Mit den Stärken des Spiels gehe ich vollkommen d’accord. Allerdings sehe ich im Gamedesign einen gravierenden Schwachpunkt: die Laufwege zu den Bossen. Diese wirken nicht nur willkürlich, sondern vor allem überflüssig. Wenn ich bei einem fordernden Bosskampf jedes Mal über eine Minute damit zubringe, eine belanglose Passage erneut abzulaufen, fühle ich mich eher ausgebremst als herausgefordert. Dieses Design stört meinen Spielfluss erheblich und schmälert leider auch die Motivation.

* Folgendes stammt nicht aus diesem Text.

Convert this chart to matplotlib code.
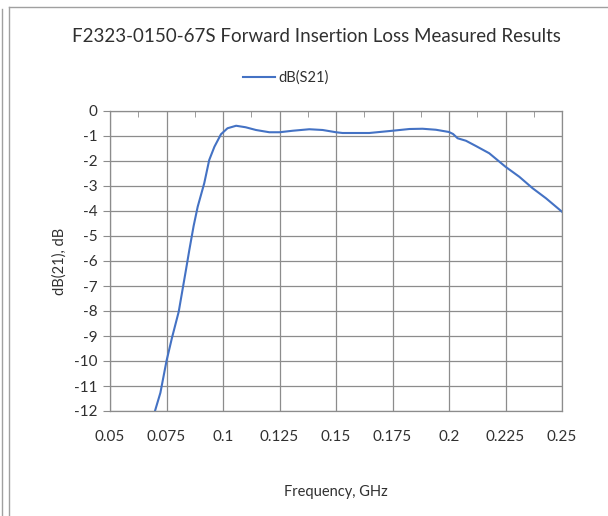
import matplotlib.pyplot as plt
from matplotlib.lines import Line2D
from matplotlib.ticker import MultipleLocator

# measured curve
freq_ghz = [0.0699, 0.0723, 0.0750, 0.0774, 0.0804, 0.0836, 0.0851, 0.0870, 0.0888, 0.0917,
            0.0939, 0.0962, 0.0991, 0.1020, 0.1058, 0.1100, 0.1146, 0.1205, 0.1250,
            0.1308, 0.1382, 0.1441, 0.1500, 0.1529, 0.1559, 0.1647, 0.1750, 0.1825,
            0.1883, 0.1942, 0.2000, 0.2018, 0.2038, 0.2075, 0.2119, 0.2178, 0.2250,
            0.2311, 0.2370, 0.2429, 0.2500]
s21_db = [-12.0, -11.27, -10.0, -9.08, -8.03, -6.36, -5.56, -4.6, -3.83, -2.89,
          -1.96, -1.43, -0.93, -0.69, -0.59, -0.65, -0.76, -0.85, -0.85,
          -0.79, -0.73, -0.76, -0.85, -0.88, -0.88, -0.88, -0.79, -0.72,
          -0.71, -0.75, -0.84, -0.92, -1.09, -1.19, -1.40, -1.69, -2.23,
          -2.63, -3.09, -3.49, -4.03]

x_ticks = [0.05, 0.075, 0.1, 0.125, 0.15, 0.175, 0.2, 0.225, 0.25]
x_labels = ['0.05', '0.075', '0.1', '0.125', '0.15', '0.175', '0.2', '0.225', '0.25']
y_ticks = list(range(0, -13, -1))

plt.rcParams['font.family'] = ['Lato', 'DejaVu Sans']

fig = plt.figure(figsize=(6.08, 5.16), dpi=100)
ax = fig.add_axes([110 / 608, 1 - 411 / 516, 452 / 608, 300 / 516])

ax.plot(freq_ghz, s21_db, color='#4472C4', linewidth=1.5, label='dB(S21)')

ax.set_xlim(0.05, 0.25)
ax.set_ylim(-12, 0)
ax.set_xticks(x_ticks)
ax.set_xticklabels(x_labels)
ax.set_yticks(y_ticks)
ax.set_yticklabels([str(v) for v in y_ticks])
ax.xaxis.set_minor_locator(MultipleLocator(0.0125))

ax.grid(True, which='major', color='#8c8c8c', linewidth=0.9)
for s in ax.spines.values():
    s.set_color('#8c8c8c')
    s.set_linewidth(0.9)

ax.tick_params(axis='x', which='major', bottom=False, top=False, labelsize=11,
               labelcolor='#303030', pad=10)
ax.tick_params(axis='x', which='minor', bottom=False, top=True, direction='in',
               length=4, color='#8c8c8c')
ax.tick_params(axis='y', which='major', direction='out', length=5, color='#8c8c8c',
               labelsize=11, labelcolor='#303030', pad=4)

ax.set_xlabel('Frequency, GHz', fontsize=10.5, color='#303030', labelpad=30)
ax.set_ylabel('dB(21), dB', fontsize=10.5, color='#303030', labelpad=5)

fig.text(0.52, 1 - 37 / 516, 'F2323-0150-67S Forward Insertion Loss Measured Results',
         ha='center', va='center', fontsize=13.5, color='#303030')

fig.legend(handles=[Line2D([], [], color='#4472C4', linewidth=1.5)], labels=['dB(S21)'],
           loc='center', bbox_to_anchor=(0.47, 1 - 78 / 516), frameon=False,
           fontsize=10.5, handlelength=2.2, handletextpad=0.2, labelcolor='#303030')

# outer chart frame
fig.add_artist(Line2D([1.5 / 608, 1.5 / 608], [0, 1 - 9 / 516], color='#a0a0a0', linewidth=1))
fig.add_artist(Line2D([9 / 608, 9 / 608], [0, 1 - 7 / 516], color='#a0a0a0', linewidth=1))
fig.add_artist(Line2D([9 / 608, 1], [1 - 7 / 516, 1 - 7 / 516], color='#a0a0a0', linewidth=1))

fig.savefig('out.png', dpi=100)
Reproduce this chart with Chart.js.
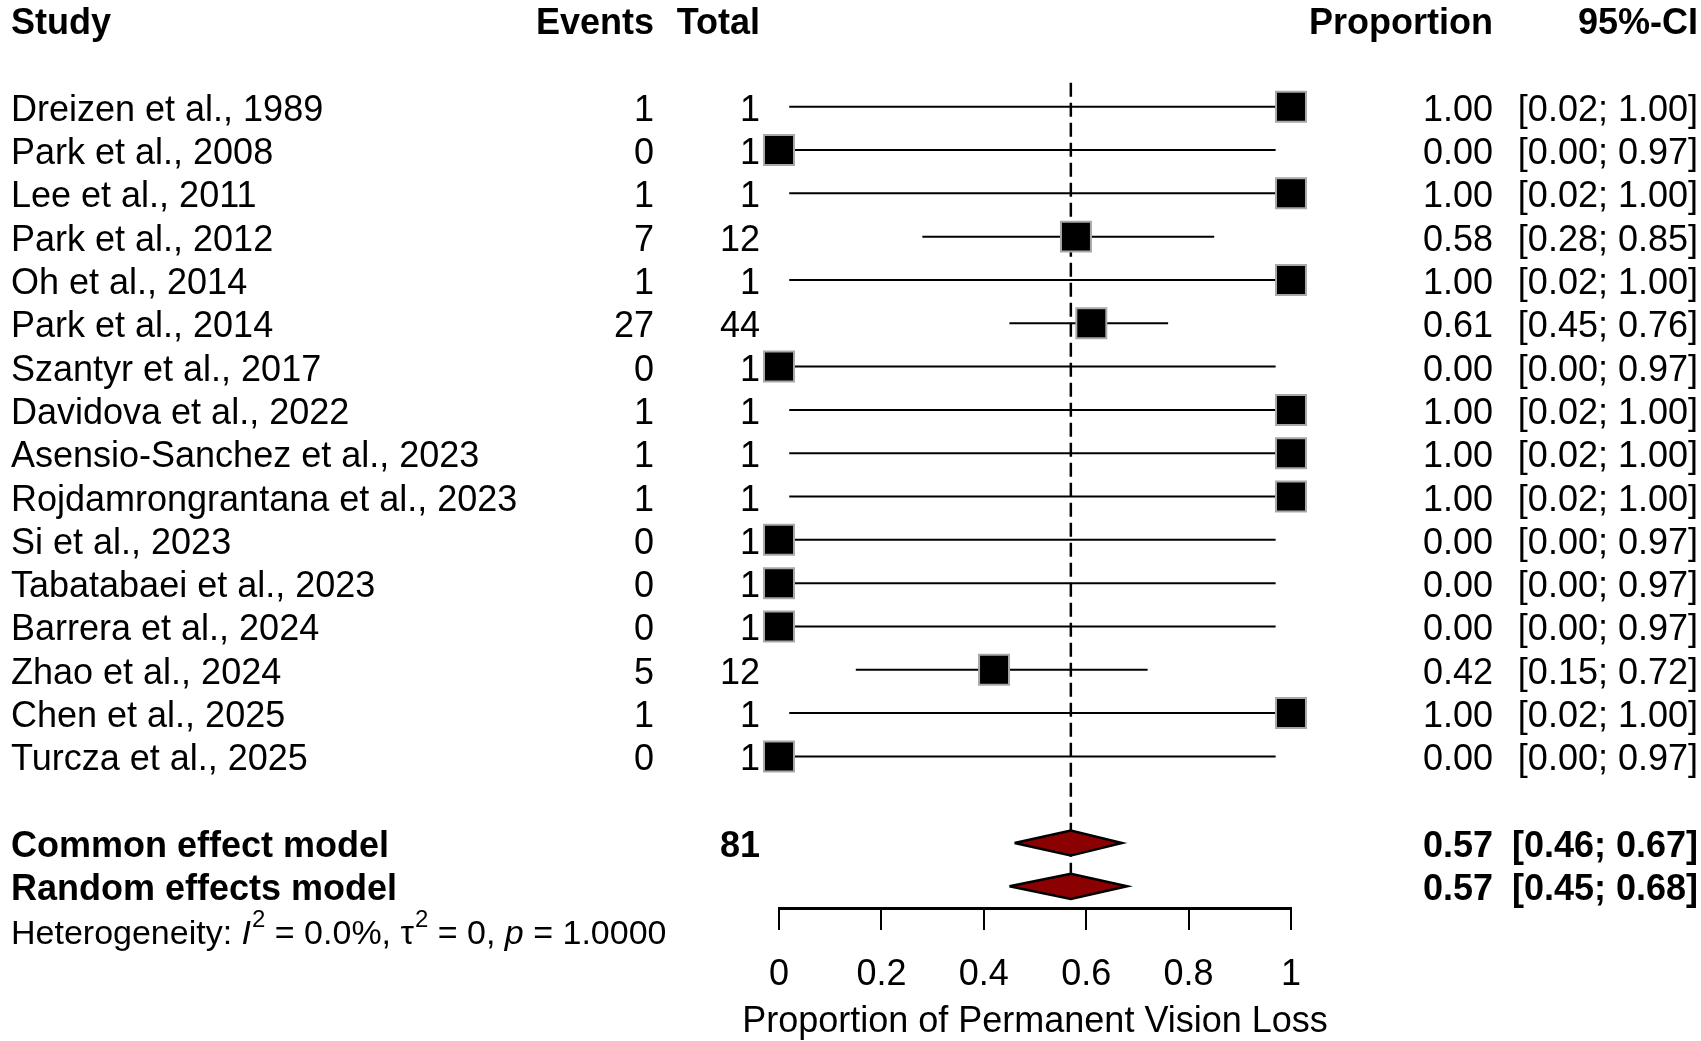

Gerade hier hätte das Spiel die Chance gehabt, als Genreprimus neue Maßstäbe zu setzen und dem altbackenen „Boss-Run“ ein Ende zu bereiten. Diese Gelegenheit wurde jedoch vertan. Ein Bosskampf darf knackig sein – das ist genau das, was ich liebe, und ich stelle mich dieser Herausforderung gerne immer wieder. Die meisten Bosskämpfe in Silksong sind auch sehr gelungen, und das Gefühl stetiger Progression ist ein starker Anreiz. Doch die erzwungenen Laufwege tragen dazu nichts bei – im Gegenteil.
Aus diesem Grund halte ich das Spiel trotz seiner Qualitäten nicht für ein Meisterwerk. Es ist ein großartiges Spiel, keine Frage – doch für den Sprung in diese Kategorie fehlt es an einem zeitgemäßen Spieldesign.
Toller Ersteindruck! Schon der Vorgänger war -zumindest für mich- kein Spiel, das man in einer Session durchgerockt hat. Man bekommt bei solchen Sessions irgendwann einen Tunnelblick und würdigt viele Ideen, die das Spiel einem präsentiert, gar nicht mehr.